What you should do: All of the lines below are to be printed again exactly; images are excluded from the output.

*** Data segment

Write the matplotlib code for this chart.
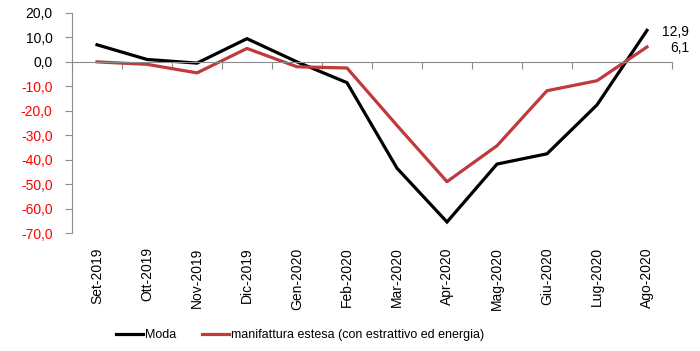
import matplotlib.pyplot as plt
from matplotlib.transforms import blended_transform_factory

plt.rcParams['font.family'] = ['Liberation Sans', 'DejaVu Sans']

mesi = ['Set-2019', 'Ott-2019', 'Nov-2019', 'Dic-2019', 'Gen-2020', 'Feb-2020',
        'Mar-2020', 'Apr-2020', 'Mag-2020', 'Giu-2020', 'Lug-2020', 'Ago-2020']
moda = [7.0, 1.0, -0.5, 9.5, 0.0, -8.5, -43.5, -65.5, -41.8, -37.6, -17.6, 12.9]
manifattura = [0.0, -1.0, -4.5, 5.5, -2.0, -2.5, -26.0, -49.0, -34.3, -11.8, -7.7, 6.1]
yticks = [20, 10, 0, -10, -20, -30, -40, -50, -60, -70]

fig = plt.figure(figsize=(7, 3.51), dpi=100)
ax = fig.add_axes([72 / 700, 1 - 233 / 351, 600 / 700, 220 / 351])

x = list(range(len(mesi)))
ax.plot(x, moda, color='black', lw=2.3, label='Moda', solid_joinstyle='miter')
ax.plot(x, manifattura, color='#C0393B', lw=2.3,
        label='manifattura estesa (con estrattivo ed energia)')

ax.set_xlim(-0.5, len(mesi) - 0.5)
ax.set_ylim(-70, 20)

grey = '#8c8c8c'
for s in ['top', 'right']:
    ax.spines[s].set_visible(False)
ax.spines['left'].set_color(grey)
ax.spines['bottom'].set_color(grey)
ax.spines['bottom'].set_position(('data', 0))

ax.set_yticks(yticks)
ax.set_yticklabels([f'{v:.1f}'.replace('.', ',') for v in yticks], fontsize=10)
for lab, v in zip(ax.get_yticklabels(), yticks):
    lab.set_color('red' if v < 0 else 'black')
ax.tick_params(axis='y', direction='out', length=5, color=grey, pad=9)

ax.set_xticks([i - 0.5 for i in range(len(mesi) + 1)])
ax.set_xticklabels([])
ax.tick_params(axis='x', direction='out', length=5, color=grey)

trans = blended_transform_factory(ax.transData, ax.transAxes)
for i, m in enumerate(mesi):
    ax.text(i, -0.065, m, rotation=90, ha='center', va='top', fontsize=10,
            transform=trans)

ax.annotate('12,9', (x[-1], moda[-1]), xytext=(42, -2), textcoords='offset pixels',
            ha='right', va='center', fontsize=10)
ax.annotate('6,1', (x[-1], manifattura[-1]), xytext=(42, -1), textcoords='offset pixels',
            ha='right', va='center', fontsize=10)

fig.legend(loc='center', bbox_to_anchor=(300 / 700, 1 - 335 / 351), ncol=2,
           frameon=False, fontsize=9, handlelength=2.2, handletextpad=0.15,
           columnspacing=2.0)

fig.savefig('out.png', dpi=100)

******

Solution below:
Write the matplotlib code for this chart.
import matplotlib.pyplot as plt
from matplotlib.transforms import blended_transform_factory

plt.rcParams['font.family'] = ['Liberation Sans', 'DejaVu Sans']

mesi = ['Set-2019', 'Ott-2019', 'Nov-2019', 'Dic-2019', 'Gen-2020', 'Feb-2020',
        'Mar-2020', 'Apr-2020', 'Mag-2020', 'Giu-2020', 'Lug-2020', 'Ago-2020']
moda = [7.0, 1.0, -0.5, 9.5, 0.0, -8.5, -43.5, -65.5, -41.8, -37.6, -17.6, 12.9]
manifattura = [0.0, -1.0, -4.5, 5.5, -2.0, -2.5, -26.0, -49.0, -34.3, -11.8, -7.7, 6.1]
yticks = [20, 10, 0, -10, -20, -30, -40, -50, -60, -70]

fig = plt.figure(figsize=(7, 3.51), dpi=100)
ax = fig.add_axes([72 / 700, 1 - 233 / 351, 600 / 700, 220 / 351])

x = list(range(len(mesi)))
ax.plot(x, moda, color='black', lw=2.3, label='Moda', solid_joinstyle='miter')
ax.plot(x, manifattura, color='#C0393B', lw=2.3,
        label='manifattura estesa (con estrattivo ed energia)')

ax.set_xlim(-0.5, len(mesi) - 0.5)
ax.set_ylim(-70, 20)

grey = '#8c8c8c'
for s in ['top', 'right']:
    ax.spines[s].set_visible(False)
ax.spines['left'].set_color(grey)
ax.spines['bottom'].set_color(grey)
ax.spines['bottom'].set_position(('data', 0))

ax.set_yticks(yticks)
ax.set_yticklabels([f'{v:.1f}'.replace('.', ',') for v in yticks], fontsize=10)
for lab, v in zip(ax.get_yticklabels(), yticks):
    lab.set_color('red' if v < 0 else 'black')
ax.tick_params(axis='y', direction='out', length=5, color=grey, pad=9)

ax.set_xticks([i - 0.5 for i in range(len(mesi) + 1)])
ax.set_xticklabels([])
ax.tick_params(axis='x', direction='out', length=5, color=grey)

trans = blended_transform_factory(ax.transData, ax.transAxes)
for i, m in enumerate(mesi):
    ax.text(i, -0.065, m, rotation=90, ha='center', va='top', fontsize=10,
            transform=trans)

ax.annotate('12,9', (x[-1], moda[-1]), xytext=(42, -2), textcoords='offset pixels',
            ha='right', va='center', fontsize=10)
ax.annotate('6,1', (x[-1], manifattura[-1]), xytext=(42, -1), textcoords='offset pixels',
            ha='right', va='center', fontsize=10)

fig.legend(loc='center', bbox_to_anchor=(300 / 700, 1 - 335 / 351), ncol=2,
           frameon=False, fontsize=9, handlelength=2.2, handletextpad=0.15,
           columnspacing=2.0)

fig.savefig('out.png', dpi=100)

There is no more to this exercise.